A vila é de 1966 e nasceu para desfavelizar Curitiba. A história, de tão propalada, já faz parte do imaginário municipal, como o episódio em que os novos moradores teriam queimado os tacos das casas para fazer fogueira nas noites de frio. O que importa aqui, contudo, é lembrar que caminhões levaram moradores dos "inferninhos" da Santa Quitéria e das áreas ocupadas da Vila Guaíra para um rincão conhecido como Barigüi do Portão. Era longe e não havia nada naquelas divisas. Mas à revelia de estar criando uma fronteira artificial para a pobreza, a vila contava com 13 praças, além de uma magnífica escola pública, o "grupão", de arquitetura e trajetória notáveis. Eis a questão.

Como observa Felipe no seu texto, em algum momento o esporte e a educação – que pareciam prioridade – acabaram em segundo plano, o que contribuiu, provavelmente, para o principal motivo do fracasso do projeto: a falta de vínculo da população com o novo bairro. "A vila ficava a 15 quilômetros do Centro – o que naquela época representava muito – e não tinha ônibus.
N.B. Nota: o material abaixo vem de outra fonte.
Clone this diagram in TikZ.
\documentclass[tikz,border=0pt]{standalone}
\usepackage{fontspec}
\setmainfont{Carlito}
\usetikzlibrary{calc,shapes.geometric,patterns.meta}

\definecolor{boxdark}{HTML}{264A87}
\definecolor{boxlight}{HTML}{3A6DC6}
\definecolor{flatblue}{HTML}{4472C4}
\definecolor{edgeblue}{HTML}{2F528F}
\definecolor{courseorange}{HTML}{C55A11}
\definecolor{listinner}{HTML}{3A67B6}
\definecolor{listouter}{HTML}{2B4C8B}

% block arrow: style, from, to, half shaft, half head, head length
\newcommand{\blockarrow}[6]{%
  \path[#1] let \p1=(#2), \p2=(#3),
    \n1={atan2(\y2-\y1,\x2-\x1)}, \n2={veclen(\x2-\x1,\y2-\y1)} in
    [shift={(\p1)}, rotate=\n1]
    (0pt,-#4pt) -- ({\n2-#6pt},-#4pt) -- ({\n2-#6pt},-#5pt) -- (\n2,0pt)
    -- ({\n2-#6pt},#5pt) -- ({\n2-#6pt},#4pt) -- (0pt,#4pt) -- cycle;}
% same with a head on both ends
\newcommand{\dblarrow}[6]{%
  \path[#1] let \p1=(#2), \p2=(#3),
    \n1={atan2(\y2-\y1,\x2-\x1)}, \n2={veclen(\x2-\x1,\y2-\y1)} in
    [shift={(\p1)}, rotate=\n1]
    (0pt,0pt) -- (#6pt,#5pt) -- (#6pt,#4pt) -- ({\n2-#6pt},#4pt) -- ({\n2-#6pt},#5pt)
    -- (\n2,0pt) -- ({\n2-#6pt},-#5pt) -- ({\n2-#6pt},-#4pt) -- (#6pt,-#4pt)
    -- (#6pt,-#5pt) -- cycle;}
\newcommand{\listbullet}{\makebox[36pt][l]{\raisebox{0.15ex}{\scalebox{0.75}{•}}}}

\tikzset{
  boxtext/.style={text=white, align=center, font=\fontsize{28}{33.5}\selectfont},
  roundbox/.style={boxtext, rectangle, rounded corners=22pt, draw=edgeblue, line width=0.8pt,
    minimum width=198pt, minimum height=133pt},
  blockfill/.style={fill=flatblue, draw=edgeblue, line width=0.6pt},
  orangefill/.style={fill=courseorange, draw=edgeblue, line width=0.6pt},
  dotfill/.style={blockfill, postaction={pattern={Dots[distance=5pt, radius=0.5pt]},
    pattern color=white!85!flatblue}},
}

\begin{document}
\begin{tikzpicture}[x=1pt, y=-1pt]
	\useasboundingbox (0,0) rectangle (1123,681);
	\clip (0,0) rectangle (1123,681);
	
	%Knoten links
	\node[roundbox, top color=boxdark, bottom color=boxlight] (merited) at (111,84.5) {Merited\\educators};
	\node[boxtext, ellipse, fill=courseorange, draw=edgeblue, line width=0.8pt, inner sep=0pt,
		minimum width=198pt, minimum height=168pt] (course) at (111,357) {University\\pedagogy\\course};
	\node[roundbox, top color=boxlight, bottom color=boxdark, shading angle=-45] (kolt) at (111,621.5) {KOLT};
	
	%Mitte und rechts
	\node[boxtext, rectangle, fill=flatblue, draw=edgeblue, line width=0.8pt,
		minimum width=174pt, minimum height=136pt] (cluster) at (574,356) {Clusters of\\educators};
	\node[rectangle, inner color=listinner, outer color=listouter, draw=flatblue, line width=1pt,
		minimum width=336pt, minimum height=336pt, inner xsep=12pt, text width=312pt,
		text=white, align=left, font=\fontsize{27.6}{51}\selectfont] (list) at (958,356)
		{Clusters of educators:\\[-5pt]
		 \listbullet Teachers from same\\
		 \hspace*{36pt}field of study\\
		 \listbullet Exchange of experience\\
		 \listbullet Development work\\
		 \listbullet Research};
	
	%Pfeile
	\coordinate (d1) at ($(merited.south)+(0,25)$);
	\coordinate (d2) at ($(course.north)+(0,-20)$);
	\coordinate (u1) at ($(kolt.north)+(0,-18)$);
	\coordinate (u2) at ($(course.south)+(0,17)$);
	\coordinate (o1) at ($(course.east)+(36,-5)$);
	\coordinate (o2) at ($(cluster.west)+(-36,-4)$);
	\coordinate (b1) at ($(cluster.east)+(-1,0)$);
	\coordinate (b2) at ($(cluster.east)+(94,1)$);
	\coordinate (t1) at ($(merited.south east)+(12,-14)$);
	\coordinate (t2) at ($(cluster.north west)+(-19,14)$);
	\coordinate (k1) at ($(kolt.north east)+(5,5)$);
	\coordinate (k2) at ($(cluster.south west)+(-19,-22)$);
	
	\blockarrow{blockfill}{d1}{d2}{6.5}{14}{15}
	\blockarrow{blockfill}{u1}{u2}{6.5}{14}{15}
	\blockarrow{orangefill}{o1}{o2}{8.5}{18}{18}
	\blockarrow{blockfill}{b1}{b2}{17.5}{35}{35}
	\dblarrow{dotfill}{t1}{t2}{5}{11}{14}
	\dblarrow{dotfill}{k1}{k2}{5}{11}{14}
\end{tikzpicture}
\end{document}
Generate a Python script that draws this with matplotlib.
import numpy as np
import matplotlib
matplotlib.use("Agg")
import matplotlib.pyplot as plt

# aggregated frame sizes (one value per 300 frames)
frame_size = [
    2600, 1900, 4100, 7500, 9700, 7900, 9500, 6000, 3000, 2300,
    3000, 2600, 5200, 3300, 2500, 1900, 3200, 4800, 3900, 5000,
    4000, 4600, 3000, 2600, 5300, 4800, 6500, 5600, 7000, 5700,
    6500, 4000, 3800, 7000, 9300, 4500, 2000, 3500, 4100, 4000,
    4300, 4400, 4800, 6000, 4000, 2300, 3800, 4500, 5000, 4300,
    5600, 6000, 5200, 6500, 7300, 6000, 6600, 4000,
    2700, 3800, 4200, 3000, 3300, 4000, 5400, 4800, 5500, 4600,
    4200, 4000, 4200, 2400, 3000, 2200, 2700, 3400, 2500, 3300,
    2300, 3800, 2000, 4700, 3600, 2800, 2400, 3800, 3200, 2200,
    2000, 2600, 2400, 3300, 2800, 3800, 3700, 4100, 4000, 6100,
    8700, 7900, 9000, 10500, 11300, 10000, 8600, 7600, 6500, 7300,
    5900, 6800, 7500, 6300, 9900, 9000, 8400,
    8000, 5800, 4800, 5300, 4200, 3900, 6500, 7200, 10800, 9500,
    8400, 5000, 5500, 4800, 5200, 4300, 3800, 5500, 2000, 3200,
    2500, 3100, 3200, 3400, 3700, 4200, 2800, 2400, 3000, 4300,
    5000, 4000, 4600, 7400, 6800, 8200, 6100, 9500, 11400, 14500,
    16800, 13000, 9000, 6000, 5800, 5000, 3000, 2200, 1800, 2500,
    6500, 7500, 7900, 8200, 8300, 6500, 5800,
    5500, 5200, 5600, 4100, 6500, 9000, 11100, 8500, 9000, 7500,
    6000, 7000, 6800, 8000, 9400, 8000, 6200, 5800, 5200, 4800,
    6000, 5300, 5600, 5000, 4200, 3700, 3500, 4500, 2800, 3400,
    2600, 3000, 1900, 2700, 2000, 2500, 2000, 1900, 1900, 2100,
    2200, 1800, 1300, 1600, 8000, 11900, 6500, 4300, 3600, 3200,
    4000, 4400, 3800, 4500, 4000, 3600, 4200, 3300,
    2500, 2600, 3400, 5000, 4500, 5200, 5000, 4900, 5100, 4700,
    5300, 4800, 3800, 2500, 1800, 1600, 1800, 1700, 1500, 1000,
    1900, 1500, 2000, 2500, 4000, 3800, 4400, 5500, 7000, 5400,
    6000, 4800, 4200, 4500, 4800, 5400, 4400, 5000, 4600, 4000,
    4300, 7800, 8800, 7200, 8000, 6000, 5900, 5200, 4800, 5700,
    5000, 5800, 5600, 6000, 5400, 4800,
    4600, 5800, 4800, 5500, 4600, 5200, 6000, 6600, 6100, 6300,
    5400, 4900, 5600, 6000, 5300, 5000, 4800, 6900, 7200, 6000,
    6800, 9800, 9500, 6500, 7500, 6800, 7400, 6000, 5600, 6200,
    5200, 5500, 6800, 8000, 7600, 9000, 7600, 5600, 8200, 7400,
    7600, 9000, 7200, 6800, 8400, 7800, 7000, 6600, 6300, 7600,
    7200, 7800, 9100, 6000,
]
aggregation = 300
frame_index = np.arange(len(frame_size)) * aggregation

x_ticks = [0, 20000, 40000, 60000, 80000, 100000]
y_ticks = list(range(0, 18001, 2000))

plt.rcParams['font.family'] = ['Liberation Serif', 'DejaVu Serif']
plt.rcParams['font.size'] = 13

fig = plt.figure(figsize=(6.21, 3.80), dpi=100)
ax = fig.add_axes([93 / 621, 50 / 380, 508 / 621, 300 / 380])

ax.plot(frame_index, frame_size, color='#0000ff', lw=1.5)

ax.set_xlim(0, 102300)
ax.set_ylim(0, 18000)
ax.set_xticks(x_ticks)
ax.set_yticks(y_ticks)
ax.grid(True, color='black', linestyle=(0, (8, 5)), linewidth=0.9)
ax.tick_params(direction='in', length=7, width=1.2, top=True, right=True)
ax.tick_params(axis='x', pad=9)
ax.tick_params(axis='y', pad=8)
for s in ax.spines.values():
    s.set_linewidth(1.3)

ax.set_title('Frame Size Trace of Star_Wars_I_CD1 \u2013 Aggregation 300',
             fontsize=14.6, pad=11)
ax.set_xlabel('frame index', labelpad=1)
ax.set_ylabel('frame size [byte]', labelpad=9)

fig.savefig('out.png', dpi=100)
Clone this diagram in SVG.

Foi uma espécie de planejamento da miséria", lamenta.

Basta lembrar que há praças pequenas, como a Alceu Mileke, de míseros 384 metros quadrados, mas que a maioria oscila entre 2,5 mil e 3 mil metros quadrados. A Praça Enoch Araújo Ramos, ou "Praça 1" tem mais de 13 mil metros quadrados. São áreas nobres, quase sempre utilizadas de forma esporádica, em horários combinados e debaixo de severas recomendações, já que certas divisas da vila obedecem as normas do tráfico. "O que determina a apropriação e a não-apropriação é o medo", resume Sobczynski. Exceção, mesmo, são as praças "1" e "8". Por agregarem em torno de si times de futebol e associações comunitárias, sobreviveram à monotonia do projeto das Cohabs e ao crime organizado, como mostram os escritos do pesquisador. Pelo que tudo indica, a sociedade organizada, ainda que reduzida aos limites de uma vila, é a única capaz de conter a cruzada do medo.

Além da Nossa Senhora da Luz, o melhor exemplo de consolidação do lazer continua sendo o da Praça Nelson Saternaski Monteiro, inaugurada na Vila São Pedro, Xaxim, em 1994. Tem uma quadra inteira, um posto policial fechado, Farol do Saber e Cras. Mesmo não estando no ponto, talvez não exista na periferia de Curitiba área mais apropriada pela população. Nos fins de semana, o local lembra uma cidade do interior. Obra e graça da associação de moradores. Numa prova de maturidade, os participantes reivindicam historicamente ao poder público algo mais do que ônibus e ruas asfaltadas – pedem também espaço para seus jovens.

No mesmo caminho segue a Vila Autódromo, onde está instalado o Parque Linear, uma grande praça de 104 mil metros quadrados, nas margens do Rio Atuba, criado em 2002. A região sofre dos mesmos atropelos da Vila Nossa Senhora da Luz: medo, toque de recolher e zonas proibidas. A reportagem da Gazeta do Povo visitou o local duas vezes. Na primeira, notou a ausência total de usuários. Na segunda, na companhia dos líderes comunitários Neemias Portela e Paulo Portela, encontrou adolescentes jogando pelada no início da tarde com a segurança com que um menino utiliza a quadra de uma escola particular.

Neemias considera a retomada do espaço uma conquista da comunidade do Autódromo, alcançada na base da água mole em pedra dura. Criou-se uma união de 67 associações de moradores, rádio comunitária e incentivo à criação de times. São hoje 18 agremiações, a exemplo do Beira da Linha, numa alusão à linha do trem, vizinha mais próxima e incômoda da Autódromo. O movimento ganhou fôlego há três anos e tem potencial para mudar o cenário de desolação que impera entre os trilhos e o bairro.

"Eu diria que diminuiu a criminalidade. Tinha chacina. Hoje é diferente", diz Paulo Portela, diante da quadra nova, recém-conquistada, numa ponta do parque. Pelo menos 20 pessoas da vila acompanharam a entrevista, para confirmar que a praça de guerra virou praça da paz. "Você precisa ver isso aqui no sábado", convidam.